Hi Quentin,
Hi Kristof,
I’ve been digging a little bit deeper into the biggest performance regressions I’ve observed.
What I’ve observed so far is:
- A lot of the biggest regressions are caused by unnecessarily moving floating point values through general purpose registers. I’ve raised http://bugs.llvm.org/show_bug.cgi?id=32550 for this. I think this one definitely needs fixing before enabling GlobalISel by default at -O0.
I commented in the PR. This is a known problem and we have a solution. Given this is an optimization in the sense that it does not affect the correctness of the program, we didn’t push for fixing it now.
For O0 we wanted to focus ourselves on generating correct code.
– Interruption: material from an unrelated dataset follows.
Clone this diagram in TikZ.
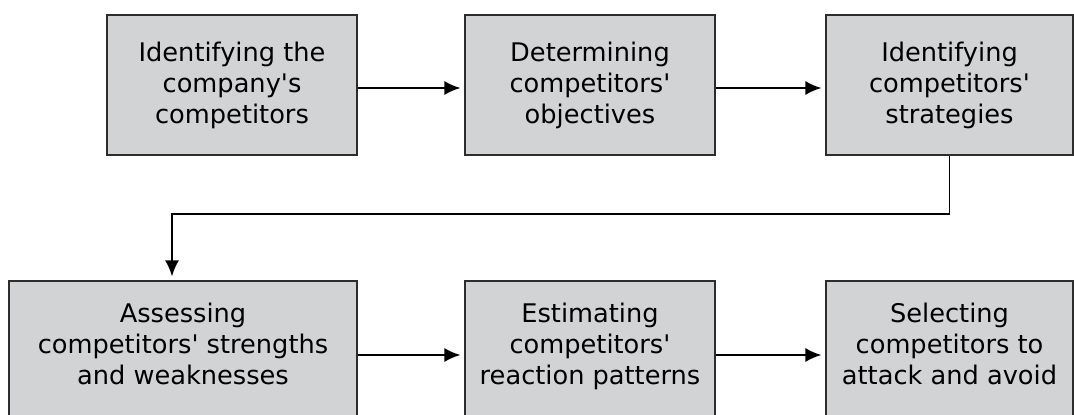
\documentclass[tikz,border=0pt]{standalone}
\usepackage{fontspec}
\setmainfont{DejaVu Sans}
\usepackage{tikz}
\usetikzlibrary{arrows.meta,calc,positioning}
\definecolor{boxgrey}{RGB}{210,211,213}
\definecolor{edgegrey}{RGB}{45,45,45}
\newcommand{\apos}{\textquotesingle}
\tikzset{
  stage/.style={draw=edgegrey, fill=boxgrey, line width=1.2pt, minimum height=2.8cm,
    inner sep=0pt, align=center, font=\fontsize{14.6}{17.6}\selectfont},
  lowstage/.style={stage, text depth=0.3cm}, % text sits a bit high, box runs off the page
  flowArrow/.style={-{Latex[length=0.32cm,width=0.28cm]}, line width=1.1pt, shorten >=0.07cm}
}

\begin{document}
\begin{tikzpicture}
  \useasboundingbox (0,0) rectangle (21.48,8.28);
  \clip (0,0) rectangle (21.48,8.28);
  % first row of stages
  \node[stage, minimum width=5cm] (rivals) at (4.64,6.58) {Identifying the\\company\apos s\\competitors};
  \node[stage, minimum width=5cm] (goals) at (11.80,6.58) {Determining\\competitors\apos\\objectives};
  \node[stage, minimum width=4.94cm] (strategies) at (18.99,6.58) {Identifying\\competitors\apos\\strategies};
  % second row, cut at the lower edge
  \node[lowstage, minimum width=6.96cm] (assess) at (3.66,1.26) {Assessing\\competitors\apos{} strengths\\and weaknesses};
  \node[lowstage, minimum width=5cm] (reaction) at (11.80,1.26) {Estimating\\competitors\apos\\reaction patterns};
  \node[lowstage, minimum width=4.94cm] (select) at (18.99,1.26) {Selecting\\competitors to\\attack and avoid};
  % flow
  \draw[flowArrow] ([yshift=-0.06cm]rivals.east) -- ([yshift=-0.06cm]goals.west);
  \draw[flowArrow] ([yshift=-0.06cm]goals.east) -- ([yshift=-0.06cm]strategies.west);
  \coordinate (turn) at (3.44,4.0);
  \draw[flowArrow] (strategies.south) |- (turn) -- (turn |- assess.north);
  \draw[flowArrow] ([yshift=-0.08cm]assess.east) -- ([yshift=-0.08cm]reaction.west);
  \draw[flowArrow] ([yshift=-0.08cm]reaction.east) -- ([yshift=-0.08cm]select.west);
\end{tikzpicture}
\end{document}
Unless the regressions you are seeing are preventing debugging/running of the program, I wouldn’t block the flip of the switch on that.
What do you think?
For O0, I think most users care about fast compile time and an excellent debug experience.
Next to that, I am told that some users also use -O0 to have a straightforward, simple, mapping between source code and the generated assembly.
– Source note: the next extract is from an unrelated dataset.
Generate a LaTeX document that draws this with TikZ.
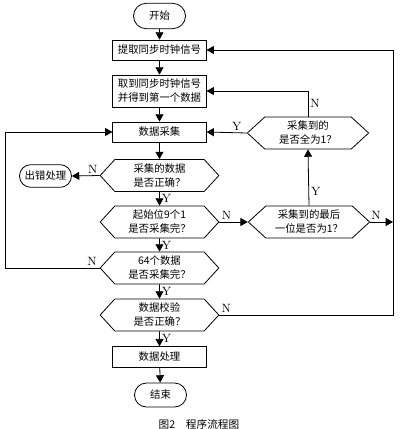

Out of the issues I’ve seen so far, I think this is the single “optimization” issue that I feel gives a negative first impression of GlobalISel.
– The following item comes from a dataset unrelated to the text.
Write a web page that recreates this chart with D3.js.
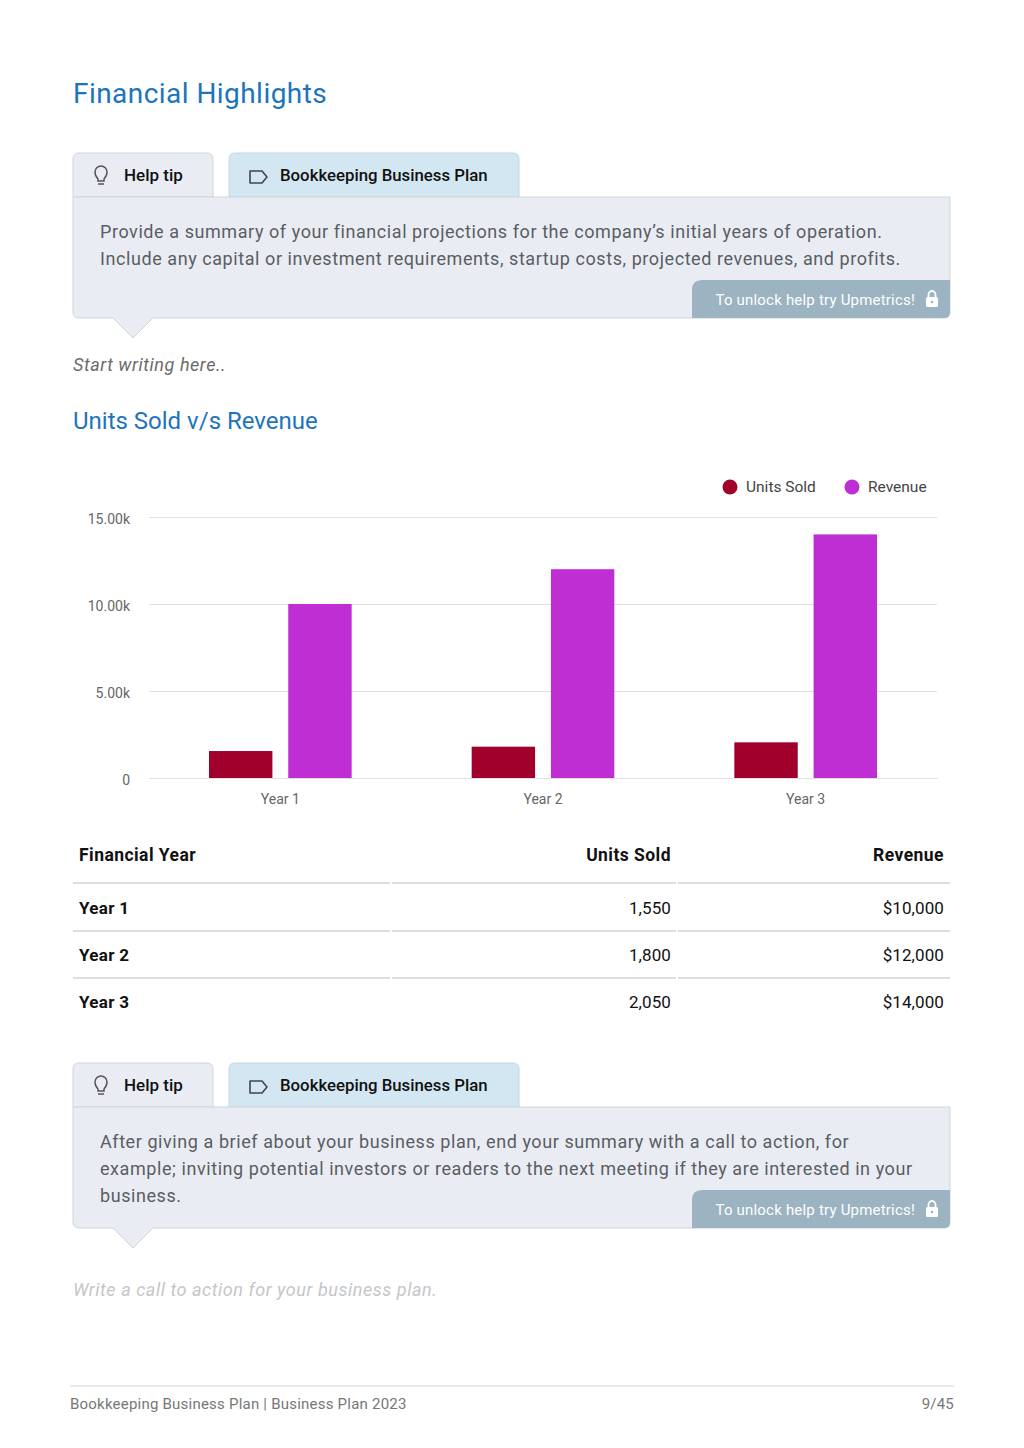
<!DOCTYPE html>
<html lang="en">
<head>
    <meta charset="UTF-8">
    <title>Financial Highlights</title>
    <script src="https://d3js.org/d3.v7.min.js"></script>
    <style>
        body { margin: 0; background: #fff; font-family: Roboto, "Noto Sans", sans-serif; }
        svg { display: block; }
    </style>
</head>
<body>
    <svg id="page" width="1024" height="1448"></svg>
    <script>
        var years = ['Year 1', 'Year 2', 'Year 3'];
        var seriesNames = ['Units Sold', 'Revenue'];
        var unitsSold = [1550, 1800, 2050];
        var revenue = [10000, 12000, 14000];
        var yTicks = [0, 5000, 10000, 15000];
        var tableHeaders = ['Financial Year', 'Units Sold', 'Revenue'];
        var colors = ['#a0002b', '#be2ed3'];

        var svg = d3.select('#page');
        var blue = '#1d74bb';

        svg.append('text').text('Financial Highlights')
            .attr('x', 73).attr('y', 103)
            .style('font-size', '28px').style('letter-spacing', '0.45px').style('fill', blue);

        // help tip box
        function helpBox(top, lines) {
            var g = svg.append('g').attr('transform', 'translate(0,' + top + ')');
            // tabs
            g.append('path')
                .attr('d', 'M73,44 V6 Q73,0 79,0 H207 Q213,0 213,6 V44 Z')
                .attr('fill', '#e9edf3').attr('stroke', '#cfd5dc');
            g.append('path')
                .attr('d', 'M229,44 V6 Q229,0 235,0 H513 Q519,0 519,6 V44 Z')
                .attr('fill', '#d3e7f2').attr('stroke', '#c3d6e2');
            // bulb icon
            var bulb = g.append('g').attr('transform', 'translate(101,22)')
                .attr('fill', 'none').attr('stroke', '#555').attr('stroke-width', 1.5);
            bulb.append('path').attr('d', 'M-3,6 V4 Q-6,1 -6,-3 A6,6 0 1 1 6,-3 Q6,1 3,4 V6 Z');
            bulb.append('line').attr('x1', -3).attr('x2', 3).attr('y1', 9).attr('y2', 9);
            g.append('text').text('Help tip').attr('x', 124).attr('y', 28)
                .style('font-size', '17px').style('font-weight', 500).style('fill', '#111');
            // tag icon
            g.append('path').attr('d', 'M250,18 H262 L267,24 L262,30 H250 Z')
                .attr('fill', 'none').attr('stroke', '#444').attr('stroke-width', 1.6)
                .attr('stroke-linejoin', 'round');
            g.append('text').text('Bookkeeping Business Plan').attr('x', 280).attr('y', 28)
                .style('font-size', '16.8px').style('font-weight', 500).style('fill', '#111');
            // body with pointer
            g.append('path')
                .attr('d', 'M73,44 H950 V159 Q950,165 944,165 H153 L133,185 L113,165 H79 Q73,165 73,159 Z')
                .attr('fill', '#e9edf3').attr('stroke', '#cfd5dc');
            g.selectAll('text.body').data(lines).enter().append('text')
                .attr('class', 'body')
                .text(function (d) { return d; })
                .attr('x', 100)
                .attr('y', function (d, i) { return 85 + i * 27; })
                .style('font-size', '18px').style('letter-spacing', '0.57px').style('fill', '#5a5d62');
            // unlock button
            g.append('path')
                .attr('d', 'M692,165 V137 Q692,127 702,127 H950 V159 Q950,165 944,165 Z')
                .attr('fill', '#9cb3c1');
            g.append('text').text('To unlock help try Upmetrics!')
                .attr('x', 915).attr('y', 152).attr('text-anchor', 'end')
                .style('font-size', '15px').style('letter-spacing', '0.2px').style('fill', '#fff');
            var lock = g.append('g').attr('transform', 'translate(932,147)');
            lock.append('path').attr('d', 'M-3.5,-3 V-5.5 A3.5,3.5 0 0 1 3.5,-5.5 V-3')
                .attr('fill', 'none').attr('stroke', '#fff').attr('stroke-width', 1.8);
            lock.append('rect').attr('x', -6).attr('y', -3).attr('width', 12).attr('height', 10)
                .attr('rx', 1.5).attr('fill', '#fff');
            lock.append('circle').attr('cx', 0).attr('cy', 2).attr('r', 1.3).attr('fill', '#9cb3c1');
        }

        helpBox(153, [
            'Provide a summary of your financial projections for the company\u2019s initial years of operation.',
            'Include any capital or investment requirements, startup costs, projected revenues, and profits.'
        ]);

        svg.append('text').text('Start writing here..')
            .attr('x', 73).attr('y', 371)
            .style('font-size', '18px').style('letter-spacing', '0.55px')
            .style('font-style', 'italic').style('fill', '#6b6b6b');

        svg.append('text').text('Units Sold v/s Revenue')
            .attr('x', 73).attr('y', 429)
            .style('font-size', '24px').style('fill', blue);

        // chart
        var x0 = d3.scaleBand().domain(years).range([149, 937]).paddingInner(0).paddingOuter(0);
        var x1 = d3.scaleBand().domain(seriesNames).range([60, x0.bandwidth() - 60]).paddingInner(0.2);
        var y = d3.scaleLinear().domain([0, 15000]).range([778, 517]);
        var fmt = function (d) { return d === 0 ? '0' : d3.format('.2f')(d / 1000) + 'k'; };

        var chart = svg.append('g');
        chart.append('g').attr('transform', 'translate(149,0)')
            .call(d3.axisLeft(y).tickValues(yTicks).tickSize(-788).tickFormat(fmt))
            .call(function (g) {
                g.select('.domain').remove();
                g.selectAll('.tick line').attr('stroke', '#e0e0e0').attr('stroke-width', 1.2);
                g.selectAll('.tick text').attr('x', -19).attr('dy', '0.45em')
                    .style('font-size', '14px').style('fill', '#666').style('font-family', 'Roboto');
            });

        chart.append('g').attr('transform', 'translate(0,778)')
            .call(d3.axisBottom(x0).tickSize(0))
            .call(function (g) {
                g.select('.domain').attr('stroke', '#e0e0e0');
                g.selectAll('.tick text').attr('dy', '1.65em')
                    .style('font-size', '14px').style('fill', '#666').style('font-family', 'Roboto');
            });

        var rows = years.map(function (yr, i) { return { year: yr, values: [unitsSold[i], revenue[i]] }; });
        chart.selectAll('g.group').data(rows).enter().append('g')
            .attr('class', 'group')
            .attr('transform', function (d) { return 'translate(' + x0(d.year) + ',0)'; })
            .selectAll('rect').data(function (d) { return d.values; })
            .enter().append('rect')
            .attr('x', function (d, i) { return x1(seriesNames[i]); })
            .attr('width', x1.bandwidth())
            .attr('y', function (d) { return y(d); })
            .attr('height', function (d) { return y(0) - y(d); })
            .attr('fill', function (d, i) { return colors[i]; });

        // legend
        var legendX = [730, 852];
        var legend = svg.selectAll('g.legend').data(seriesNames).enter().append('g')
            .attr('class', 'legend')
            .attr('transform', function (d, i) { return 'translate(' + legendX[i] + ',487)'; });
        legend.append('circle').attr('r', 7.5).attr('fill', function (d, i) { return colors[i]; });
        legend.append('text').text(function (d) { return d; })
            .attr('x', 16).attr('dy', '0.35em')
            .style('font-size', '15.5px').style('fill', '#444');

        // table
        var colX = [79, 671, 944];
        var anchors = ['start', 'end', 'end'];
        var segs = [[73, 390], [392, 676], [678, 950]];
        svg.selectAll('text.th').data(tableHeaders).enter().append('text')
            .attr('class', 'th')
            .text(function (d) { return d; })
            .attr('x', function (d, i) { return colX[i]; })
            .attr('y', 861)
            .attr('text-anchor', function (d, i) { return anchors[i]; })
            .style('font-size', '17.5px').style('letter-spacing', '0.45px')
            .style('font-weight', 700).style('fill', '#111');

        var lineYs = [883, 931, 978];
        lineYs.forEach(function (ly) {
            segs.forEach(function (s) {
                svg.append('line').attr('x1', s[0]).attr('x2', s[1]).attr('y1', ly).attr('y2', ly)
                    .attr('stroke', '#d3d3d3').attr('stroke-width', 1.3);
            });
        });

        var cell = d3.format(',');
        var money = function (v) { return '$' + d3.format(',')(v); };
        years.forEach(function (yr, i) {
            var by = 914 + i * 47;
            var vals = [yr, cell(unitsSold[i]), money(revenue[i])];
            vals.forEach(function (v, j) {
                svg.append('text').text(v)
                    .attr('x', colX[j]).attr('y', by)
                    .attr('text-anchor', anchors[j])
                    .style('font-size', '17px')
                    .style('letter-spacing', j === 0 ? '0.3px' : '0.1px')
                    .style('font-weight', j === 0 ? 700 : 400)
                    .style('fill', '#111');
            });
        });

        helpBox(1063, [
            'After giving a brief about your business plan, end your summary with a call to action, for',
            'example; inviting potential investors or readers to the next meeting if they are interested in your',
            'business.'
        ]);

        svg.append('text').text('Write a call to action for your business plan.')
            .attr('x', 73).attr('y', 1296)
            .style('font-size', '18px').style('letter-spacing', '0.55px')
            .style('font-style', 'italic').style('fill', '#c4c6c9');

        // footer
        svg.append('line').attr('x1', 70).attr('x2', 954).attr('y1', 1386).attr('y2', 1386)
            .attr('stroke', '#e2e2e2').attr('stroke-width', 1.5);
        svg.append('text').text('Bookkeeping Business Plan | Business Plan 2023')
            .attr('x', 70).attr('y', 1409)
            .style('font-size', '15px').style('letter-spacing', '0.22px').style('fill', '#777');
        svg.append('text').text('9/45')
            .attr('x', 954).attr('y', 1409).attr('text-anchor', 'end')
            .style('font-size', '15px').style('letter-spacing', '0.22px').style('fill', '#777');
    </script>
</body>
</html>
If users look at the generated assembly for floating point code it looks more like active de-optimization rather than “no optimization”.
My guess is also that this may be the biggest reason for the about 20% performance slow-down and 11% code size increase I measured earlier.
OTOH, I clearly agree this is an optimization issue, not a correctness issue.
Combining the above, I think it would be best if this issue got fixed before we turn on GlobalISel by default at -O0, or we may end up hearing quite a few (non-critical) complaints about this from users.
Basically I think this is a tradeoff between giving a better first impression of GlobalISel vs getting more people to use and test it earlier.
Thanks for the write-up on the PR, that is very useful.
Do you have any rough idea how much effort would be involved in getting this fixed? I got the impression Daniel is making good progress on the tablegen generation, which is key to getting this issue fixed?
I think that no matter whether we decide to switch the default before or after fixing this issue, this is one of the most urgent issues to fix as far as I can see.
If there is some way I can help contribute to fixing PR32550, I would like to help; but with the dependency on tablegen generation, I’m not sure what the best way is to help make that PR get fixed faster?
I think FastISel tries to generate the best code it can no matter what. For GISel O0 however, not doing this optimization sounds sensible to me.
Now, I would say that the same remark as the previous bullet point apply: we shouldn’t do it unless it gets in the way of running/debugging the program.
I agree that these optimizations should not be done at -O0. I think not doing them is actually an improvement: you give the user what they asked, i.e. “no optimization”, and an as-straigthforward-as-possible mapping from source to assembly.
- FastISel doesn’t\ seem to handle functions with switch statements, so it falls back to DAGISel. DAGISel produces code that’s a lot better than GlobalISel for switch statement at -O0. I’m not sure if we need to do something here before enabling GlobalISel by default. I’m thinking we may need to add a smarter way to lower switch statements rather than just a cascaded sequence of conditional branches.
Sounds optimization-ish to me. Same remark.
Agreed, optimization-ish. In comparison to the above point on FastISel “peepholes”, I think that lowering switch statements to something else than a cascaded sequence of conditional branches doesn’t make the generated code harder to map to the source. So, in comparison to the above point on FastISel “peepholes”, I’m not actively against being smarter about lowering switch statements at -O0.
But I agree, this shouldn’t hold up turning on GlobalISel by default at -O0.
Other than the above remarks, before turning on GlobalISel by default, we’d better test/verify that debug info quality remains good.
I haven’t looked into that at all, but am hoping to start looking into that soon, with the help of the DIVA tool (https://github.com/SNSystems/DIVA) presented at last EuroLLVM (http://llvm.org/devmtg/2017-03//assets/slides/diva_debug_information_visual_analyzer.pdf). I don’t recall anyone so far making any statements about the quality of the debug info they’ve measured or experienced with GlobalISel enabled?
Other than the all of the above, I just wanted to mention that Oliver recently started running csmith on AArch64 GlobalISel and found one issue so far that already got fixed (https://bugs.llvm.org//show_bug.cgi?id=32733).
If he finds other correctness issues, I’m sure he’ll keep on reporting them.